Accountability Before Respect

The recent Internet rumor of an alleged affair between Jeff Carter of the Philadelphia Flyers and teammate Scott Hartnell’s wife was harmful in a few ways.

The emotional strain for those involved in the steamy allegation has to be heavy. The way this story was brought to light could have some effect on those who regularly blog on the Internet.

Like it or not there is a stigma attached to the term blogger.

The line between actual news and rumors, or reporting and speculation is often blurred. That isn’t going to change overnight but rather is a function of the increasing accessibility of the Internet and the lack of accountability of some bloggers.

Those which report and write for newspapers or other traditional publications can have a built in contempt for those who have the freedom of blogging on the Internet.

With the ability to write on the Internet almost whatever one wishes a degree of accountability is still needed.  Although how much responsibility the blogger should bear is up for debate.

Many things which are written in a blog format would not be allowed in a newspaper or magazine. Not to say everything which is printed in old guard print medium is true. But many readers still attach more credibility to newspaper and magazine articles.

The primary way news will be disseminated in the future will be over the Internet, although today being a blogger doesn’t carry a great deal of journalistic integrity.

There are reasons, mostly because the Internet media world is still evolving. It certainly doesn’t help when those who write on the net play fast and lose with little regard for the consequences of what they have posted.

A few years ago after their Stanley Cup appearance when the Ottawa Senators were starting to decline, a similar sexually charged rumor was brought to my attention. As the story went, an Ottawa player was sleeping with a teammates’ wife.  I never wrote a blog about it because there was no proof it was true, to be honest it didn’t matter very much to me.

In my own blogging rulebook, allegations about the personal lives of players are almost always off limits. I have only mentioned the Senator rumor to a couple of people who would never write about the possible immoral act. It was sort of uncomfortable to even repeat the sordid tale.

Seldom are similar stories ever written about by team beat writers. They would have to have proof; the contentions would have to be from verified credible sources.
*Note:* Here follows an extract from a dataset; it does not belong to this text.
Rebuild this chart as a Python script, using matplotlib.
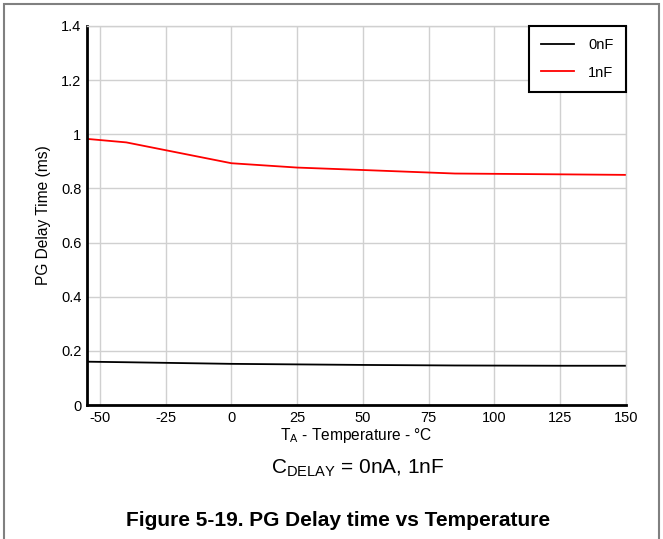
import numpy as np
import matplotlib.pyplot as plt
from matplotlib.patches import Rectangle

plt.rcParams['font.family'] = ['Liberation Sans', 'DejaVu Sans']
plt.rcParams['axes.unicode_minus'] = False

# data
temp = [-55, -40, 0, 25, 50, 85, 125, 150]
delay_0nf = [0.160, 0.158, 0.152, 0.150, 0.148, 0.146, 0.145, 0.145]
delay_1nf = [0.983, 0.970, 0.893, 0.877, 0.868, 0.855, 0.852, 0.850]
x_ticks = [-50, -25, 0, 25, 50, 75, 100, 125, 150]
y_ticks = [0, 0.2, 0.4, 0.6, 0.8, 1.0, 1.2, 1.4]
y_labels = ['0', '0.2', '0.4', '0.6', '0.8', '1', '1.2', '1.4']

fig = plt.figure(figsize=(6.63, 5.39), dpi=100)
ax = fig.add_axes([0.131, 0.2486, 0.813, 0.7032])

ax.plot(temp, delay_0nf, color='black', lw=1.3, label='0nF')
ax.plot(temp, delay_1nf, color='#ff0000', lw=1.3, label='1nF')

ax.set_xlim(-55, 150)
ax.set_ylim(0, 1.4)
ax.set_xticks(x_ticks)
ax.set_yticks(y_ticks)
ax.set_yticklabels(y_labels)
ax.tick_params(length=0, labelsize=10.5, pad=4)
ax.grid(True, color='#d0d0d0', lw=1)
ax.set_axisbelow(True)

for s in ['left', 'bottom']:
    ax.spines[s].set_linewidth(2)
    ax.spines[s].set_color('black')
for s in ['top', 'right']:
    ax.spines[s].set_linewidth(1)
    ax.spines[s].set_color('#d0d0d0')

ax.set_xlabel('T$_\\mathregular{A}$ - Temperature - °C', fontsize=11.2, labelpad=1)
ax.set_ylabel('PG Delay Time (ms)', fontsize=11.2, labelpad=7)

leg = ax.legend(loc='upper right', fontsize=10.5, fancybox=False, framealpha=1,
                edgecolor='black', borderaxespad=0, handlelength=2.2,
                handletextpad=1.0, borderpad=0.85, labelspacing=0.9)
leg.get_frame().set_linewidth(1.5)

fig.text(0.54, 0.132, 'C$_\\mathregular{DELAY}$ = 0nA, 1nF', ha='center', va='center', fontsize=15)
fig.text(0.51, 0.035, 'Figure 5-19. PG Delay time vs Temperature', ha='center', va='center',
         fontsize=15, fontweight='bold')

# outer gray frame
fig.patches.append(Rectangle((0.006, -0.05), 0.988, 1.043, transform=fig.transFigure,
                             fill=False, edgecolor='#808080', lw=1.5))

fig.savefig('out.png', dpi=100)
To even acknowledge the existence of such a rumor by questioning a player is unlikely.

Sometimes what is whispered can be true but writing about rumors and calling it “reporting” can be sketchy.

Repeating an allegation without completely verifying the story is not my idea of reporting. There is a big difference between writing opinions and reporting stories from “credible” sources.

The Internet is a fantastic way to gather information.

Although in today’s environment it will be difficult for the blogging community to be truly appreciated and for credible Internet writers to gain the respectability they deserve. It will take time.

The Temple University student who is getting most of the credit, or disdain for the Carter-Hartnell story seemingly didn’t understand why the supposed revelation was such a big deal.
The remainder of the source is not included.